1. Persons required to take compulsory registration under Section 24.

2. Persons engaged in making intra-State supplies in the States of Arunachal Pradesh, Manipur, Meghalaya, Mizoram, Nagaland, Puducherry, Sikkim, Telangana, Tripura, Uttarakhand; and

3. Persons engaged in making supplies of:

    • Ice cream and other edible ice, whether or not containing cocoa
    • Pan masala
    • Tobacco and manufactured tobacco substitutes

4. Persons exercising option under the provisions of sub-section (3) of section 25 (voluntary registration), or such registered persons who intend to continue with their registration under the said Act.

Explanation-

For the purposes of this sub-section, a person shall be considered to be engaged exclusively in the supply of goods even if he is engaged in exempt supply of services by way of extending deposits, loans or advances, where the consideration is represented by way of interest or discount.

Thus, earning interest income from deposits, loans, or advances will not disqualify a person from being treated as exclusively engaged in the supply of goods for the purpose of availing the enhanced threshold limit up to ₹40 lakh.

Special Category States

It may be noted that under the GST law, Special Category States are granted a lower threshold limit for registration as compared to other States. As per Section 22 of the CGST Act, the threshold limit for registration in Special Category States is ₹10 lakh (as against ₹20 lakh or ₹40 lakh applicable in other States, subject to conditions and notifications). However, certain Special Category States have been granted enhanced threshold limits through subsequent notifications.
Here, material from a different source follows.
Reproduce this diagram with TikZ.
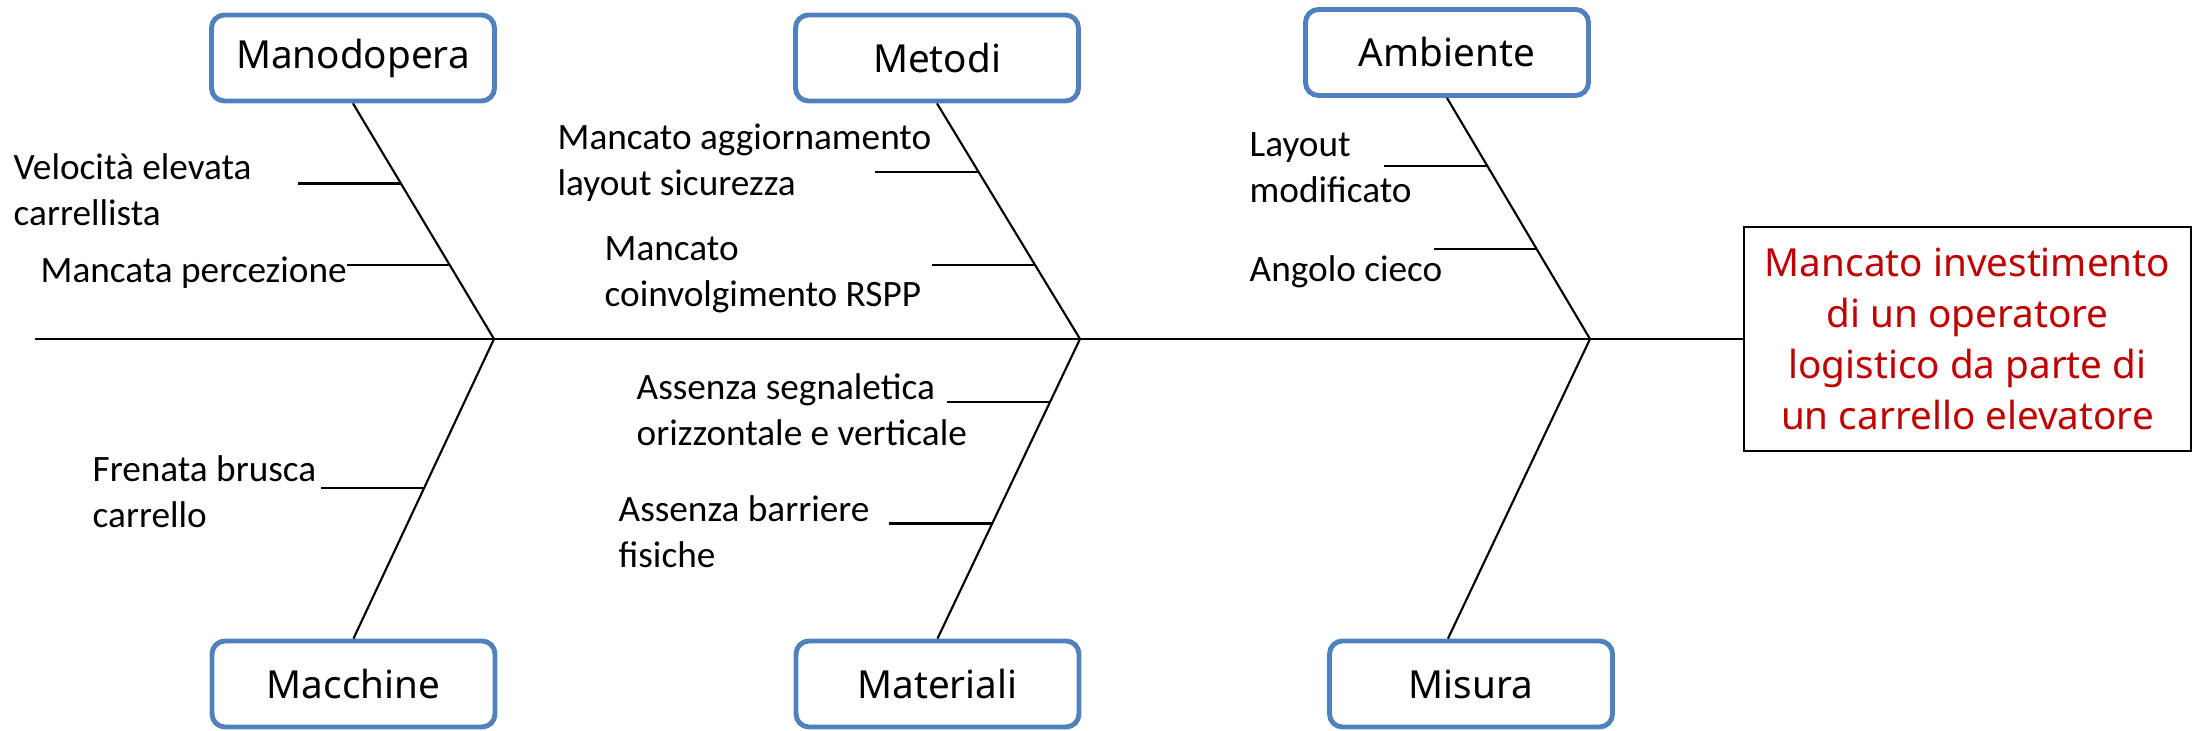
\documentclass[tikz,border=0pt]{standalone}
\usepackage{fontspec}
\setmainfont{Carlito}
\newfontfamily\boxfont{Noto Sans}
\usetikzlibrary{calc}
\definecolor{boxblue}{RGB}{79,129,189}
\definecolor{effred}{RGB}{192,0,0}

\begin{document}
\begin{tikzpicture}[
    catbox/.style={draw=boxblue, line width=1.4pt, rounded corners=0.13cm, fill=white,
        minimum width=2.83cm, minimum height=0.86cm, inner sep=0pt,
        font=\boxfont\fontsize{11}{13}\selectfont},
    effbox/.style={draw, line width=0.8pt, minimum width=4.47cm, minimum height=2.24cm,
        align=center, inner sep=0pt, text=effred,
        font=\boxfont\fontsize{11}{14.5}\selectfont},
    cause/.style={anchor=west, align=left, inner sep=0pt, font=\fontsize{10.6}{13.1}\selectfont},
    bone/.style={line width=0.6pt}
]
    \useasboundingbox (0,0) rectangle (21.93,7.31);

    % Category boxes
    \node[catbox] (mano) at (3.53,6.73) {Manodopera};
    \node[catbox] (meto) at (9.37,6.73) {Metodi};
    \node[catbox] (ambi) at (14.47,6.785) {Ambiente};
    \node[catbox] (macc) at (3.535,0.47) {Macchine};
    \node[catbox] (mate) at (9.375,0.47) {Materiali};
    \node[catbox] (misu) at (14.71,0.47) {Misura};

    % Effect
    \node[effbox] (eff) at (19.675,3.92) {Mancato investimento\\di un operatore\\logistico da parte di\\un carrello elevatore};

    % Spine
    \coordinate (tail) at (0.35,3.92);
    \coordinate (j1) at (4.94,3.92);
    \coordinate (j2) at (10.80,3.92);
    \coordinate (j3) at (15.90,3.92);
    \draw[bone] (tail) -- (eff.west);

    % Main bones
    \coordinate (misutop) at ($(misu.north)+(-0.23,0)$);
    \draw[bone] (mano.south) -- (j1) -- (macc.north);
    \draw[bone] (meto.south) -- (j2) -- (mate.north);
    \draw[bone] (ambi.south) -- (j3) -- (misutop);

    % Twigs
    \coordinate (mano1) at ($(mano.south)!0.340!(j1)$);
    \coordinate (mano2) at ($(mano.south)!0.685!(j1)$);
    \coordinate (meto1) at ($(meto.south)!0.290!(j2)$);
    \coordinate (meto2) at ($(meto.south)!0.685!(j2)$);
    \coordinate (ambi1) at ($(ambi.south)!0.281!(j3)$);
    \coordinate (ambi2) at ($(ambi.south)!0.626!(j3)$);
    \coordinate (macc1) at ($(j1)!0.497!(macc.north)$);
    \coordinate (mate1) at ($(j2)!0.209!(mate.north)$);
    \coordinate (mate2) at ($(j2)!0.616!(mate.north)$);
    \foreach \t in {mano1,mano2,meto1,meto2,ambi1,ambi2,macc1,mate1,mate2}
        \draw[bone] (\t) -- ++(-1.03,0);

    % Causes
    \node[cause] (c1) at (0.13,5.41) {Velocità elevata\\carrellista};
    \node[cause] (c2) at (0.40,4.58) {Mancata percezione};
    \node[cause] (c3) at (5.57,5.685) {Mancato aggiornamento\\layout sicurezza};
    \node[cause] (c4) at (6.04,4.565) {Mancato\\coinvolgimento RSPP};
    \node[cause] (c5) at (12.49,5.635) {Layout\\modificato};
    \node[cause] (c6) at (12.49,4.59) {Angolo cieco};
    \node[cause] (c7) at (0.92,2.39) {Frenata brusca\\carrello};
    \node[cause] (c8) at (6.36,3.21) {Assenza segnaletica\\orizzontale e verticale};
    \node[cause] (c9) at (6.18,1.995) {Assenza barriere\\fisiche};
\end{tikzpicture}
\end{document}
As per Article 279A(4)(g) of the Constitution of India, there are 11 special category states namely Arunachal Pradesh, Assam, Manipur, Meghalaya, Mizoram, Nagaland, Sikkim, Tripura, Himachal Pradesh, Uttarakhand. However, as per explanation (iii) to section 22, for the purpose of registration, only Mizoram, Tripura, Manipur and Nagaland are Special Certegy States. Therefore, the threshold limit of ₹10 lakh for registration is presently applicable only to Mizoram, Tripura, Manipur and Nagaland, subject to applicable notifications and conditions.